The next steps: friendlies, Nations League, and beyond
On the pitch, the calendar is already set. Northern Ireland face Guinea in Cadiz and France in Lille in early June, friendlies that will test this young side in very different ways. The Nations League returns in the autumn, with Georgia, Hungary and Ukraine forming a demanding group.
Those games are not just fixtures; they are staging posts on the way to what really matters.
“The next step is going to be qualifying for a major tournament and I just think having Michael there beside them, having done that before, will give the players plenty of hope,” Craigan said.
He is honest about where improvement is needed.

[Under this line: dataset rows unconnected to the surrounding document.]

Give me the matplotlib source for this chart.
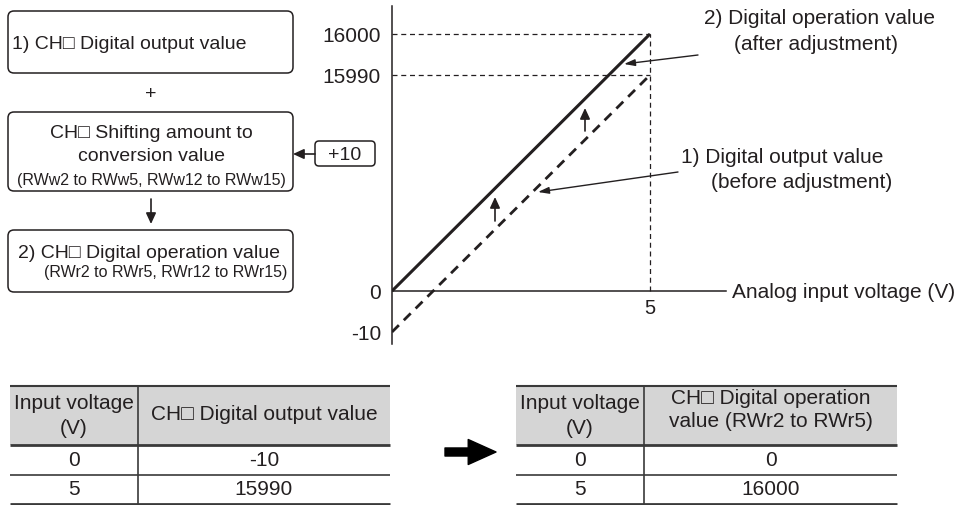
import numpy as np
import matplotlib
matplotlib.use("Agg")
import matplotlib.pyplot as plt
from matplotlib.patches import FancyBboxPatch, Rectangle
from matplotlib.scale import FuncScale

plt.rcParams['font.family'] = ['Liberation Sans', 'DejaVu Sans']

INK = '#231f20'

# chart data
volts = [0, 5]
output_before = [-10, 15990]   # 1) digital output value
output_after = [0, 16000]      # 2) digital operation value
shift_amount = 10
ytick_vals = [-10, 0, 15990, 16000]

# tables
t1_header = ['Input voltage\n(V)', 'CH\u25a1 Digital output value']
t2_header = ['Input voltage\n(V)', 'CH\u25a1 Digital operation\nvalue (RWr2 to RWr5)']

# schematic (broken) y scale: value -> pixel height above zero line
knots_v = [-100, -10, 0, 15990, 16000, 16100]
knots_s = [-410, -41, 0, 216, 257, 667]


def fwd(v):
    return np.interp(v, knots_v, knots_s)


def inv(s):
    return np.interp(s, knots_s, knots_v)


fig = plt.figure(figsize=(9.6, 5.06), dpi=100)

# pixel layer for the flow boxes and tables
bg = fig.add_axes([0, 0, 1, 1])
bg.set_xlim(0, 960)
bg.set_ylim(506, 0)
bg.axis('off')


def rbox(x0, y0, x1, y1, r=6):
    bg.add_patch(FancyBboxPatch((x0, y0), x1 - x0, y1 - y0,
                                boxstyle=f'round,pad=0,rounding_size={r}',
                                fc='white', ec=INK, lw=1.1))


small_head = dict(arrowstyle='-|>,head_length=0.65,head_width=0.3', mutation_scale=10,
                  color=INK, lw=1.2, shrinkA=0, shrinkB=0)

rbox(8, 12, 293, 74)
bg.text(12, 44, '1) CH\u25a1 Digital output value', fontsize=14, color=INK, va='center')
bg.text(151, 94, '+', fontsize=14, color=INK, ha='center', va='center')

rbox(8, 113, 293, 192)
bg.text(151, 133, 'CH\u25a1 Shifting amount to', fontsize=14, color=INK, ha='center', va='center')
bg.text(151, 156, 'conversion value', fontsize=14, color=INK, ha='center', va='center')
bg.text(151, 180, '(RWw2 to RWw5, RWw12 to RWw15)', fontsize=11.5, color=INK, ha='center', va='center')

rbox(315, 142, 375, 167, r=4)
bg.text(345, 155, f'+{shift_amount}', fontsize=14, color=INK, ha='center', va='center')
bg.annotate('', xy=(293, 155), xytext=(315, 155), arrowprops=small_head)
bg.annotate('', xy=(151, 225), xytext=(151, 200), arrowprops=small_head)

rbox(8, 231, 293, 293)
bg.text(18, 254, '2) CH\u25a1 Digital operation value', fontsize=14, color=INK, va='center')
bg.text(287, 273, '(RWr2 to RWr5, RWr12 to RWr15)', fontsize=11.5, color=INK, ha='right', va='center')

# chart annotations
bg.text(820, 18, '2) Digital operation value', fontsize=15, color=INK, ha='center', va='center')
bg.text(816, 44, '(after adjustment)', fontsize=15, color=INK, ha='center', va='center')
bg.text(782, 157, '1) Digital output value', fontsize=15, color=INK, ha='center', va='center')
bg.text(802, 182, '(before adjustment)', fontsize=15, color=INK, ha='center', va='center')
bg.text(732, 293, 'Analog input voltage (V)', fontsize=15, color=INK, va='center')

thin = dict(arrowstyle='-|>,head_length=0.65,head_width=0.2', mutation_scale=10,
            color=INK, lw=1.0, shrinkA=0, shrinkB=0)
bg.annotate('', xy=(624, 65), xytext=(698, 56), arrowprops=thin)
bg.annotate('', xy=(538, 193), xytext=(678, 173), arrowprops=thin)
bg.annotate('', xy=(585, 109), xytext=(585, 132), arrowprops=small_head)
bg.annotate('', xy=(495, 198), xytext=(495, 222), arrowprops=small_head)


# tables
def table(x0, xd, x1, header, head_y, col_a, col_b):
    bg.add_patch(Rectangle((x0, 387), x1 - x0, 59, fc='#d5d5d5', ec='none'))
    for y, lw in [(387, 1.5), (446, 2.0), (476, 1.2), (505, 2.0)]:
        bg.plot([x0, x1], [y, y], color='#3a3a3a', lw=lw, solid_capstyle='butt')
    bg.plot([xd, xd], [387, 505], color='#3a3a3a', lw=1.2)
    ca, cb = (x0 + xd) / 2, (xd + x1) / 2
    bg.text(ca, 416, header[0], fontsize=15, color=INK, ha='center', va='center', linespacing=1.4)
    bg.text(cb, head_y, header[1], fontsize=15, color=INK, ha='center', va='center', linespacing=1.25)
    for y, a, b in zip([461, 490], col_a, col_b):
        bg.text(ca, y, str(a), fontsize=15, color=INK, ha='center', va='center')
        bg.text(cb, y, str(b), fontsize=15, color=INK, ha='center', va='center')


table(10, 138, 390, t1_header, 415, volts, output_before)
table(516, 644, 897, t2_header, 410, volts, output_after)
bg.annotate('', xy=(496, 453), xytext=(445, 453),
            arrowprops=dict(arrowstyle='simple,head_length=2.0,head_width=1.8,tail_width=0.58',
                            mutation_scale=10, color='black', shrinkA=0, shrinkB=0))

# the graph
ax = fig.add_axes([392 / 960, (506 - 345) / 506, (960 - 392) / 960, (345 - 7) / 506])
ax.patch.set_alpha(0)
ax.set_yscale(FuncScale(ax, (fwd, inv)))
ax.set_xlim(0, (960 - 392) / 51.6)
ax.set_ylim(inv(292 - 345), inv(292 - 7))
for s in ['top', 'right', 'bottom']:
    ax.spines[s].set_visible(False)
ax.spines['left'].set_color(INK)
ax.spines['left'].set_linewidth(1.1)
ax.set_xticks([])
ax.set_yticks(ytick_vals)
ax.set_yticklabels([str(v) for v in ytick_vals])
ax.tick_params(axis='y', length=0, pad=8, labelsize=15, labelcolor=INK)

x_end = (726 - 392) / 51.6
ax.plot([0, x_end], [0, 0], color=INK, lw=1.1)
for v in output_after[1:] + output_before[1:]:
    ax.plot([0, volts[1]], [v, v], color=INK, lw=0.9, ls=(0, (4, 3)))
ax.plot([volts[1], volts[1]], [0, output_after[1]], color=INK, lw=0.9, ls=(0, (4, 3)))
ax.plot(volts, output_after, color=INK, lw=2.2, solid_capstyle='butt')
ax.plot(volts, output_before, color=INK, lw=2.0, ls=(0, (3.5, 2.5)))
ax.annotate(str(volts[1]), (volts[1], 0), xytext=(0, -5), textcoords='offset points',
            ha='center', va='top', fontsize=14.5, color=INK)

fig.savefig('out.png', dpi=100)
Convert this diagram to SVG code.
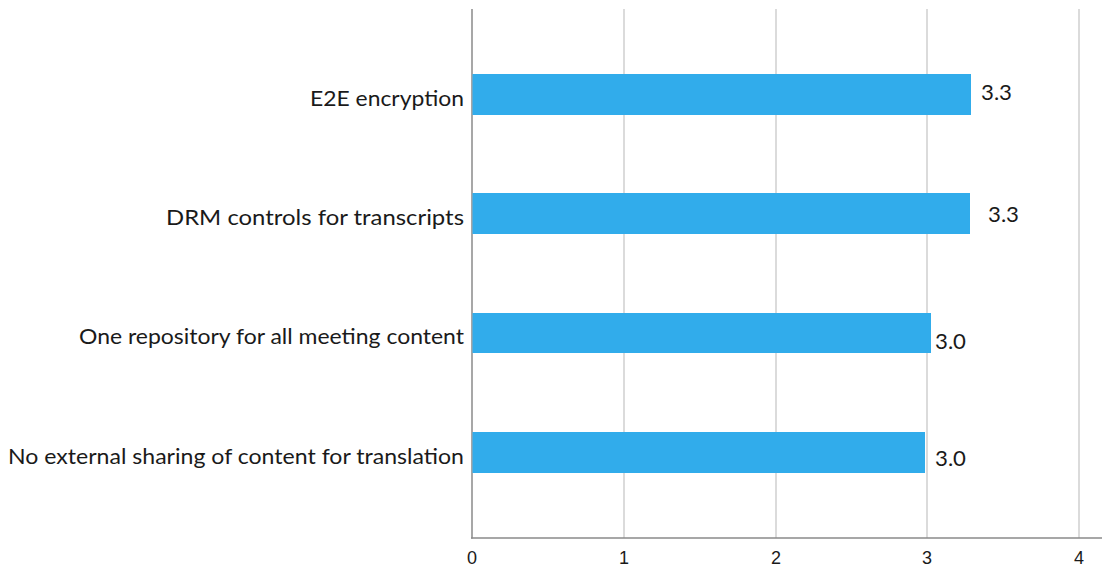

The structure is there, the resilience is growing, but the cutting edge still needs sharpening.
“We know they’re heading in the right direction, there are little bits of fine-tuning that have to be done, at the top end of the pitch, being a bit more creative and finding a goalscorer. That sometimes comes as players get that bit older, but they look like a really strong unit and I think having Michael leading them will give them great confidence, especially coming into two international games in the summer.”
The timing of O’Neill’s decision matters. Had he walked away now, Northern Ireland would have stumbled into June with an interim manager and a cloud of uncertainty.
“It would have been uncomfortable for them coming into these games. It would have been easy for them not to arrive for international football in June if Michael hadn’t been there and there had been an interim manager in charge. It would have looked a little bit untidy but the fact that he has made this decision gives the players a major boost,” Craigan said.
So O’Neill stays. The young core stays. The target stays.
The question now is not whether Northern Ireland have a plan. It is whether this renewed commitment, on both sides of the touchline, can carry them all the way back to a major finals when the continent comes to their doorstep in 2028.